At the beginning of a New Year, I like to think about the year ahead and make some plans for my business.
I recently came across an article on lessons we can learn from Napoleon about goal setting and how we can apply them within our business.
Napoleon Bonaparte was an intelligent and ambitious leader who conquered much of Europe in the early 19th Century. Even today, he is still regarded as one of the world’s greatest military strategists.
He was also highly quotable, and it’s four of these quotes I want to share as lessons we can take away and apply in our own businesses today.
Quote 1: “Victory belongs to the most persevering”
When the difficult times come and we face adversity, which in business we surely will, perseverance becomes arguably the most important thing we can do. The ability to keep on going is vital.
Thomas Edison went through a lengthy period of failure before he eventually created the electric light bulb. Indeed, it was Edison who said, “Genius is one percent inspiration, 99 percent perspiration”.
Failure, difficult times, adversity all need to be overcome if we are to succeed in business. And perseverance is the key.
Quote 2: “Imagination rules the world”
When someone says ‘imagination’ it can sound a bit ‘woo-woo’. But imagination is simply having an image in your mind, of for instance, what you want to achieve in your business in the next month, the next year, the next ten years. And then going for it.
Elite athletes do it all the time. They place a tremendous importance on visualisation and on imagining success. They then back it up with the work necessary to succeed.
Or take Larry Page and Sergey Brin. They imagined a world where all the knowledge and information was collated, ordered and then made available in a split second at the push of a button. People thought they were crazy. Undeterred, Page and Brin called their fledgling business Google!
So, imagine or visualise what you want your business to be, to do, to look like. And then get to work. Imagination needs to be backed up with hard work.
But it often starts with imagination.
Quote 3: “The torment of precaution often exceeds the dangers to be avoided”
Avoiding a situation or task may feel like a sensible action to take at a particular point in time but can actually be the most risky or damaging decision you can make.
The problem, according to psychologist Daniel Kahneman, is that our brains have developed to be risk-averse which leaves us nearly twice as sensitive to potential failures as successes.
In other words, as humans we are programmed to play it safe. This is because our over-caution comes from a fear which is wired into our brains and acts as a protective mechanism for dealing with danger.
Essentially, Napoleon is saying, it’s usually better to take action of some kind rather than take no action at all. Of course, it’s important to make the point that his is not about ‘throwing caution to the wind’, but rather about not being paralysed by self-doubt or fear of failure.

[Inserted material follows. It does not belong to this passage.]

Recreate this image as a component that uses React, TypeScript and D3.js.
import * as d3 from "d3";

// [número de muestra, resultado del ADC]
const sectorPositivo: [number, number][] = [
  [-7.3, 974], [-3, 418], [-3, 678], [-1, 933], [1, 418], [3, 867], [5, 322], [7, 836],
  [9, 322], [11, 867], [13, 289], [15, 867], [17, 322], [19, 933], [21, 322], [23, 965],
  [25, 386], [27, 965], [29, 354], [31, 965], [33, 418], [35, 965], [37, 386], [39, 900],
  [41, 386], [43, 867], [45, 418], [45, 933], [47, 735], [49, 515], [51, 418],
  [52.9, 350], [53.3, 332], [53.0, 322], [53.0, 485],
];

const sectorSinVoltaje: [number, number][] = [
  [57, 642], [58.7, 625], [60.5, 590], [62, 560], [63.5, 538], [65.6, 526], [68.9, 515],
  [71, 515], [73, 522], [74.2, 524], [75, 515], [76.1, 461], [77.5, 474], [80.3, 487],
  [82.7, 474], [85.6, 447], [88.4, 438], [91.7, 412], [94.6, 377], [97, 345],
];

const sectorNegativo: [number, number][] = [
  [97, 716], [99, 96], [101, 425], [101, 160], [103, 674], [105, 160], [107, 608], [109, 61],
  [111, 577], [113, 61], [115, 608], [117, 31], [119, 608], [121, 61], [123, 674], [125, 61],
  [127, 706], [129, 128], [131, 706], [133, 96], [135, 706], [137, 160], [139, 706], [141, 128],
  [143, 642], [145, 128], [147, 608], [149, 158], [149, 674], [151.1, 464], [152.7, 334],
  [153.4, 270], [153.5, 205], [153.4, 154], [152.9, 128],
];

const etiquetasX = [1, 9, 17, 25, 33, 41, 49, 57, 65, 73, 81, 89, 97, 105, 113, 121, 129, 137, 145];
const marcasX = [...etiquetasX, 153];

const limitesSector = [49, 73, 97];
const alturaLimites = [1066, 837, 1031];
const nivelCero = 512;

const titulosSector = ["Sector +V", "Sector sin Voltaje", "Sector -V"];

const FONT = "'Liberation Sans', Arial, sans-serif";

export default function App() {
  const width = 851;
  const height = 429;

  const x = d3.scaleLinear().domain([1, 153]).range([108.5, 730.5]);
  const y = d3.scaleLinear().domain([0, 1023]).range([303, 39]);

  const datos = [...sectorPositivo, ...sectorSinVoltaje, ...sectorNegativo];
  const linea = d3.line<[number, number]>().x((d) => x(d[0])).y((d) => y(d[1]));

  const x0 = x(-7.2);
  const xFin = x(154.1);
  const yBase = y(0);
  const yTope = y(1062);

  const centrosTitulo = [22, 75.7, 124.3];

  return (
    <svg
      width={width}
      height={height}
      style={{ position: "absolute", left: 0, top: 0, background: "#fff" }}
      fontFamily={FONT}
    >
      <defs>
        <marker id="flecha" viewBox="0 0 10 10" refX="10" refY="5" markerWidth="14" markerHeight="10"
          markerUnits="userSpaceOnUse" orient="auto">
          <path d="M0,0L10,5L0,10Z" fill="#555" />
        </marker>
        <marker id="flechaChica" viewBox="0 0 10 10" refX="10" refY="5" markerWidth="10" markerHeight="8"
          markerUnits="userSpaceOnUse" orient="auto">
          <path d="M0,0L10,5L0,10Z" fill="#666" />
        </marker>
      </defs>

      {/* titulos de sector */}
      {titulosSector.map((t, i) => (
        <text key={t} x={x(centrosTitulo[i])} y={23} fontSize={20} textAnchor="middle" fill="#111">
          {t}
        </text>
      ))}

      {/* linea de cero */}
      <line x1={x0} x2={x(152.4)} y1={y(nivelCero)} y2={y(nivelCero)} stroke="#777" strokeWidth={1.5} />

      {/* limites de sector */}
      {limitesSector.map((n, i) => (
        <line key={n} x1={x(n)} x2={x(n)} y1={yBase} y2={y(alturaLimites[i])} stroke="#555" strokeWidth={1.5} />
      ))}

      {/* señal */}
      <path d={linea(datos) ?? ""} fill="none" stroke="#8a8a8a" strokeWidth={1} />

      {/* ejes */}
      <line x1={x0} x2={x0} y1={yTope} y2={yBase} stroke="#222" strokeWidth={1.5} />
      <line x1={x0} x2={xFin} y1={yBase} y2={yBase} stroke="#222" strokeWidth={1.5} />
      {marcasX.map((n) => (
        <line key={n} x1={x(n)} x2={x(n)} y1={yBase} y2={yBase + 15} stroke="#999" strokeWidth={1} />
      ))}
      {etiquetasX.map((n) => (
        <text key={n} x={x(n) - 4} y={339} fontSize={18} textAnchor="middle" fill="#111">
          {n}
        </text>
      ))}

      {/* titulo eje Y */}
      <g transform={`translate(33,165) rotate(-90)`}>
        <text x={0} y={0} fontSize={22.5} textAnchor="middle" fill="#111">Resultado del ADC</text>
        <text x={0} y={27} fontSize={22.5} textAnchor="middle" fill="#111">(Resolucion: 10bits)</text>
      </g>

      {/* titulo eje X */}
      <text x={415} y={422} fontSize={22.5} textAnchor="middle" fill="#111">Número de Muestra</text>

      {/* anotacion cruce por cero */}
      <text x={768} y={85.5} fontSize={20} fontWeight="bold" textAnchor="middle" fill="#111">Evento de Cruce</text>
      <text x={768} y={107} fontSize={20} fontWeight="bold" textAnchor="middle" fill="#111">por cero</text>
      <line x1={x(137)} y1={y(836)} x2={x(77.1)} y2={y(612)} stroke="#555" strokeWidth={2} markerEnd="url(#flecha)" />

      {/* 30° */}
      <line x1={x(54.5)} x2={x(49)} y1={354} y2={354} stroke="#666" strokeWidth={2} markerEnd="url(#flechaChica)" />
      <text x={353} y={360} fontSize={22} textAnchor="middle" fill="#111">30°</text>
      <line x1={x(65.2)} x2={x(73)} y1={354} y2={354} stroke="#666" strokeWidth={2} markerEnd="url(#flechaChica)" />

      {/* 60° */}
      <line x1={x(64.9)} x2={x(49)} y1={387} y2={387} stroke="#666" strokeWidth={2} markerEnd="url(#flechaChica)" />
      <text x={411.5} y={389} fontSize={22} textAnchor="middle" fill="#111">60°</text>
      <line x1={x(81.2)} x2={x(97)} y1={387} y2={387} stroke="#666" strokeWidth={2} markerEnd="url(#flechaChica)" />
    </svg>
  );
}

Nike perhaps said it best. ‘Just do it’
Quote 4: “Impossible is a word to be found only in the dictionary of fools”
Success in any walk of life often comes as a result of overcoming seemingly impossible odds.
Usually a situation only seems impossible because a solution hasn’t yet been found.
A great example is US President, John F. Kennedy. He stood before Congress in May 1961 and proposed that the USA “should commit itself to achieving the goal, before the decade is out, of landing a man on the moon and returning him safely to earth”.
It seemed an impossible goal. It was only a month earlier in April 1961 that the first man went into space. So, in 1961, there was simply not the know-how nor the technology available to land a man on the moon. A seemingly impossible task.
And although Kennedy never lived to see it, sure enough on 20th July 1969, Neil Armstrong became the first man on the moon.
The impossible had become the possible!
In summary, Napoleon was far from perfect, and he made some bad decisions which had catastrophic results, not least his infamous invasion of Russia.
But he was also a brilliant leader and strategist, and the wisdom contained within these four quotes can be used by us both in life and in business in 2020 and beyond.
So, all the best for 2020 – I hope it’s your best year ever!